Having lost his parliamentary mandate and, consequently, his immunity, Alexander Shepelev headed to Hungary. There, he stubbornly pretended to be a political refugee, but they didn't believe him and deported him to Ukraine in March of this year. As mentioned above, he spent just over three months in the Lukyanivske pretrial detention center. Now he's disappeared.
Those in the know will tell you that you can't just hand over suitcases of cash to the right officials and run away unhindered if you're the main suspect in a scandalous criminal case. First, you'd have to pay a very high price. Second, it's not a given that they'll catch you, and Shepelev is unlikely to have enough money left over to tempt the powers that be. We'd venture to guess that someone very influential has a vested interest in Alexander Shepelev's disappearance.
In investigative journalism (and not just journalism), a simple tool called the "timeline"—a comparison of the dates of events—is used to answer the burning question "who benefits?"
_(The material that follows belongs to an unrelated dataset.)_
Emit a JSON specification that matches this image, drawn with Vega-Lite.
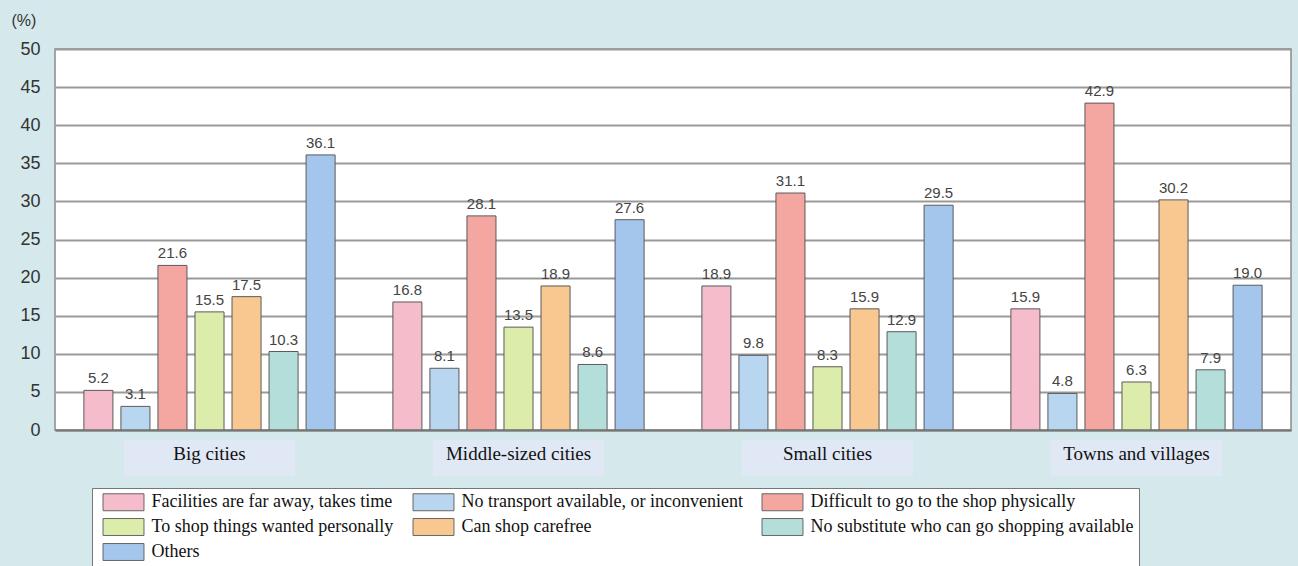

So, the Shepelev and Co. scams date back to 2008-2009. At that time, Oleksandr Shepelev himself was not only a banker, but also a full-time member of parliament in the Verkhovna Rada. He represented the Yulia Tymoshenko Bloc. At that time, the BYuT was the ruling party, and Yulia Tymoshenko was prime minister. The country was in the midst of a financial crisis, banks were collapsing into bankruptcy, and the government generously provided them with refinancing, which the bankers successfully plundered. And all of this was happening under the noses of the State Financial Monitoring Service, the financial intelligence agency within the Ministry of Finance. At the time, the State Financial Monitoring Service was headed by Ihor Cherkassky, a former BYuT member of parliament.
Financial intelligence at the time simply couldn't have been unaware of the shenanigans of Shepelev, Borulko, and their ilk. But there was no noticeable reaction. Were the agency's officials in on it? Or was there orders from above to turn a blind eye? Something suggests both. Moreover, it's doubtful that the swindling bankers were "working" solely in their own interests. They were not birds of a feather. Moreover, in 2008-2009, the National Bank allocated refinancing to banks manually. Not everyone who needed it could receive it, but only those who could. And the "treat" was given not only to those close to Yulia Volodymyrivna, but also to members of the Yanukovych "family." It's fair to say that the banking crisis of those years made many influential people significantly richer than they had been during the economic stability.
Then Yanukovych came to power. Stealing increased even more, but only those personally close to the "dictator" were allowed to do so.
After the victory of Euromaidan, some of those marginalized by the "family" schemes, while not personally returning to power, gained influence over decision-making at the highest levels. And they're unlikely to need Alexander Shepelev's testimony in court.
And Igor Cherkassky was again appointed head of financial intelligence.